Anti Hero accomplished first work

By PATRICIA McNEIL

Anti-Hero

By Michael Tenaglia

Screaming Hills Press

… Anti-Hero

By Michael Tenaglia

Screaming Hills Press

Michael Tenaglia’s first novel, “Anti-Hero,” has a warning on the cover: “This book may be offensive to the following groups: religious fanatics, actors, fat people, NYC cops, conservatives, Russian cab drivers, lawyers, heroin addicts, members of the religious right, yuppies, liberals…” etc. These are just a few of the groups he names, and it is clear from the very beginning that Tenaglia’s work is full of life and humor.

Billy Donovan, who describes himself as an “anarchist/actor/ex-boxer/construction worker”, tells the story. Donovan lives in New York City and is a true bohemian – not because he aspires to be one, like the suburban white kids trying to be gangster rappers whom he rails against, but because of his principles and choices. Majoring in theatre on scholarship from the bricklayer’s union, he learns that he is six credits short of graduating.

Deciding that experience is better than a degree, he forgoes a diploma and rents a dilapidated apartment in Greenwich Village.

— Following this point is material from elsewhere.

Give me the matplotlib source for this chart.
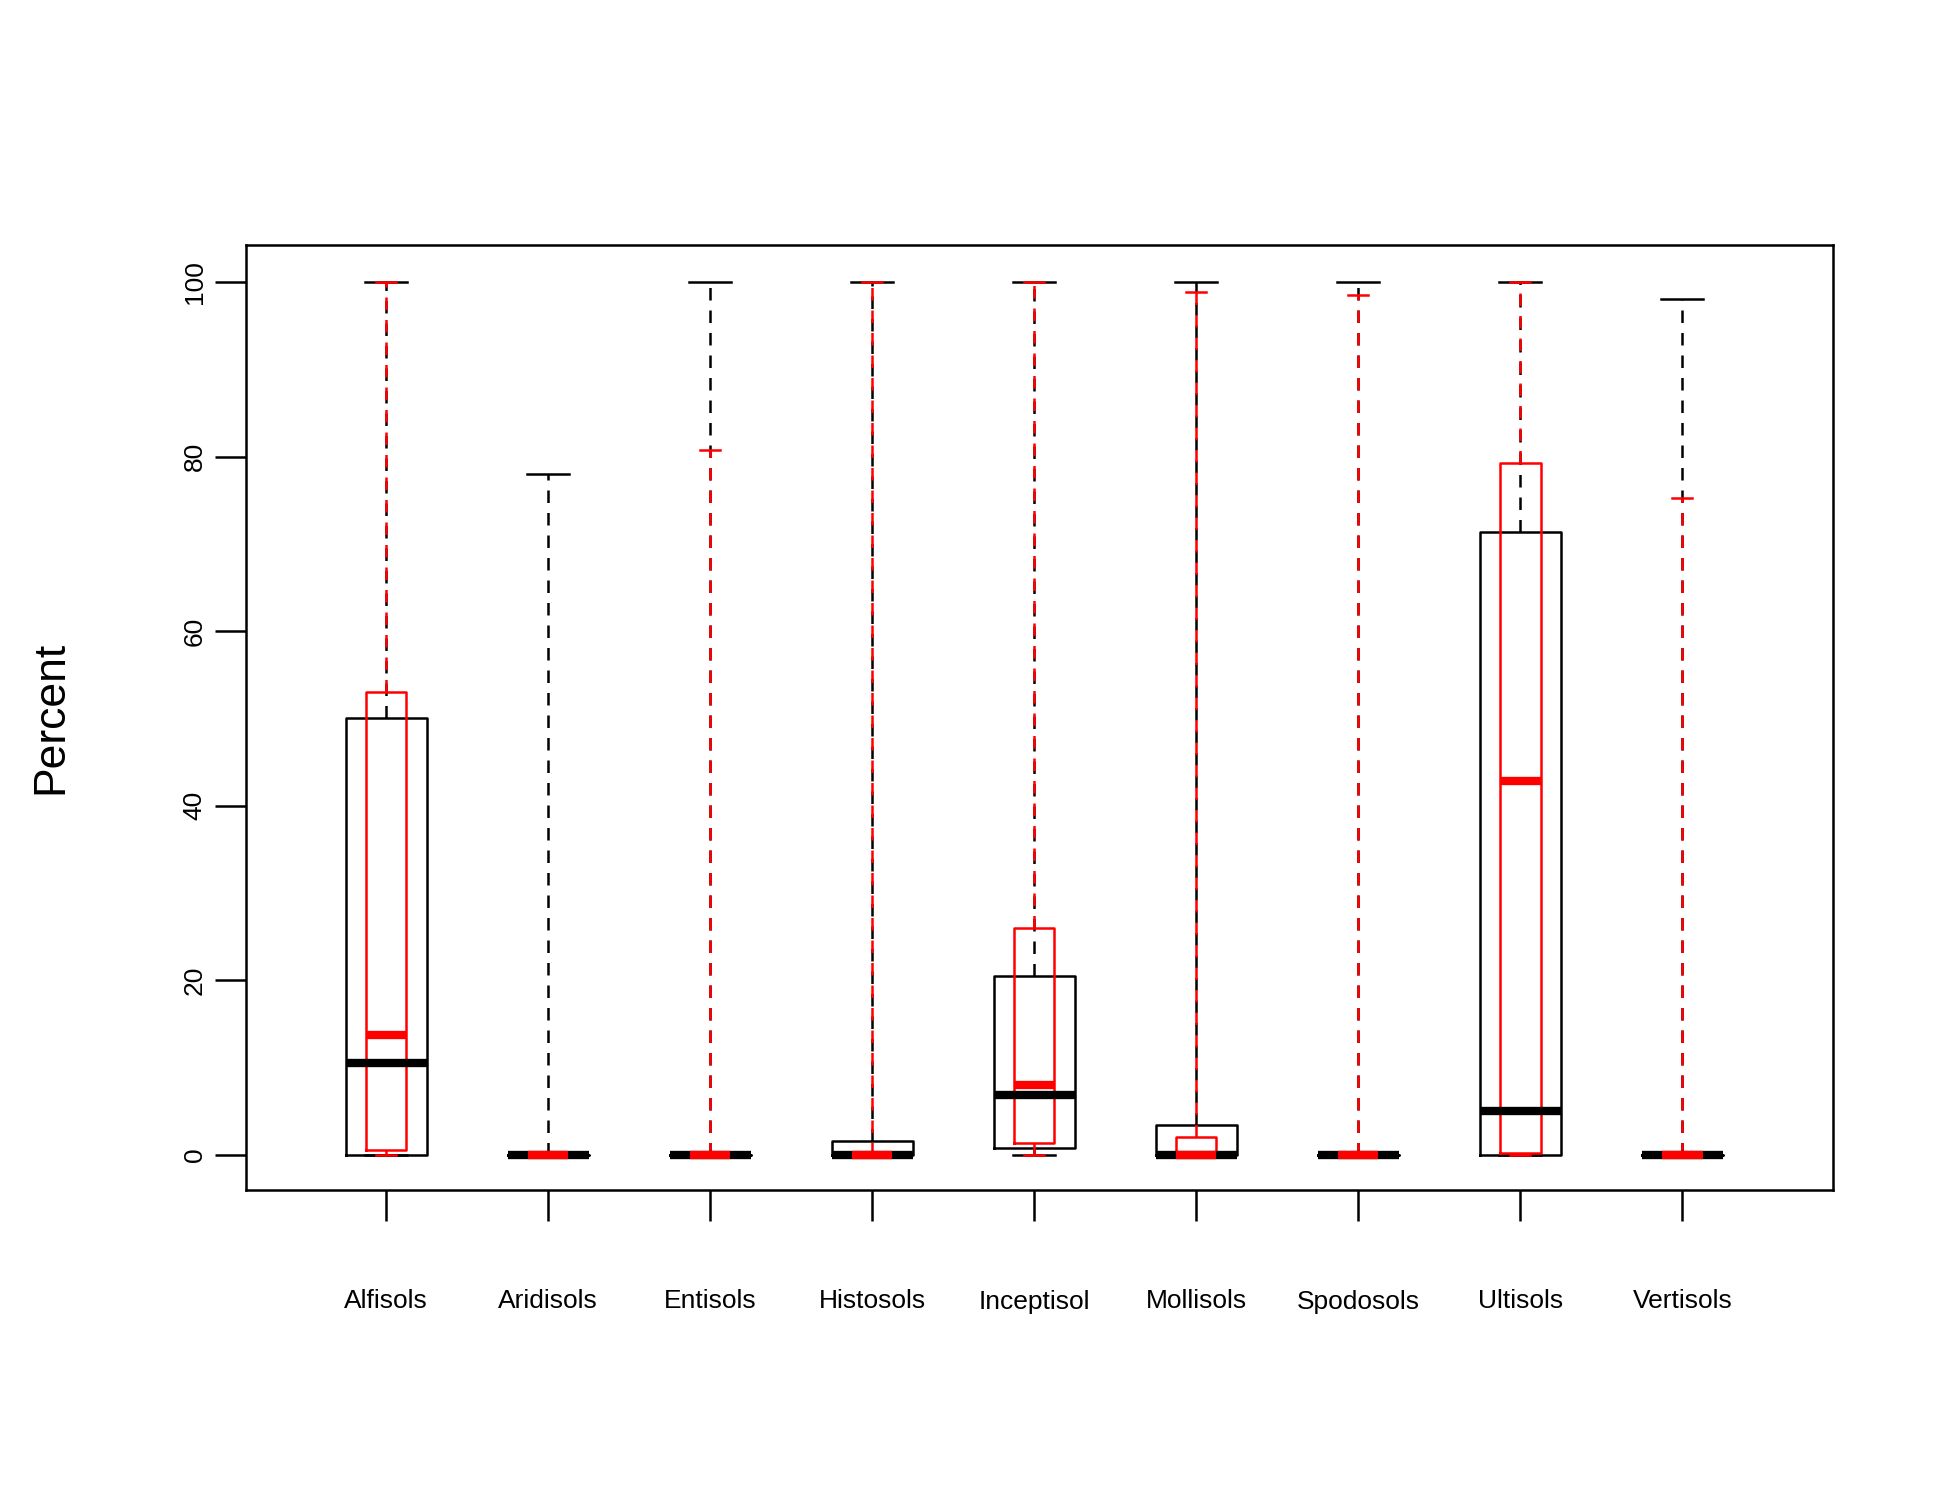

While this starts the story off, the novel is not about Billy’s struggle to break into show business. In fact, he doesn’t perform for fame or fortune, he performs for the sake of creativity and expression – he acts for humanity. This novel is essentially about a working class guy: his ideals, his dreams, his fights, his love for one woman and all women.

Billy is a character full of passion, rage, violence and love. He feels he has to “have adventures for all the people who can’t … for all the poets and free spirits that died. And live for every miserable bastard that is off chasing the advertised American dream.” Full of heart and a kind of truthfulness, he rages that our country has made an industry out of prisons and that creativity is judged on dollar value, all the while recognizing the beauty that lies in all of us.

After getting into a cab and realizing he doesn’t have any money on him, he tells the driver to stop. Explaining the situation, he gets out of the cab and begins to walk away. The irate Russian cab driver runs after him, demanding his $1.50.

They enter into a violent brawl, letting punches, threats and curses fly freely. They are both bleeding badly by the time they part. Afterwards, with a nasty gash in his head, Billy reflects that the cab driver was probably a great guy and that they just met under the wrong circumstances.

The novel is full of small adventures and moments like that one. Told in an almost episodic style, we easily get pulled into Billy’s life as he throws punches, frequents bars and makes love. He works hard to eat and live, but places no value on worldly possessions. As he paints rooms, teaches boxing at a gym, acts and bartends, he ultimately decides that writing will become his artistic outlet.

Like Billy Donovan, who likes to hear and tell stories, Michael Tenaglia writes with an easiness that lures the reader in and places him or her on a bar stool in an Irish pub called the Blarney Rock. Much like a crowded bar, “Anti-Hero” is full of funny and endearing characters that move in and out of the story. One of the most amusing and notable characters is Anthony, an Italian with attention deficit disorder who advertises penis enlargers in porn magazines and then sends his buyers magnifying glasses. With the last chapter of the novel titled “I’m a Misfit and My Story is Not Special,” Tenaglia spells out what is apparent throughout the book: his story is just that – a story.

Based on Tenaglia’s biography, however, one can’t help but wonder how much of the novel is fiction and how much is fact. With a narrator that is in some ways reminiscent of J.D. Salinger’s Holden Caulfield, Billy Donovan makes us want to shake off the conventions of society, trust in true love and find our own adventures, wherever they may lie.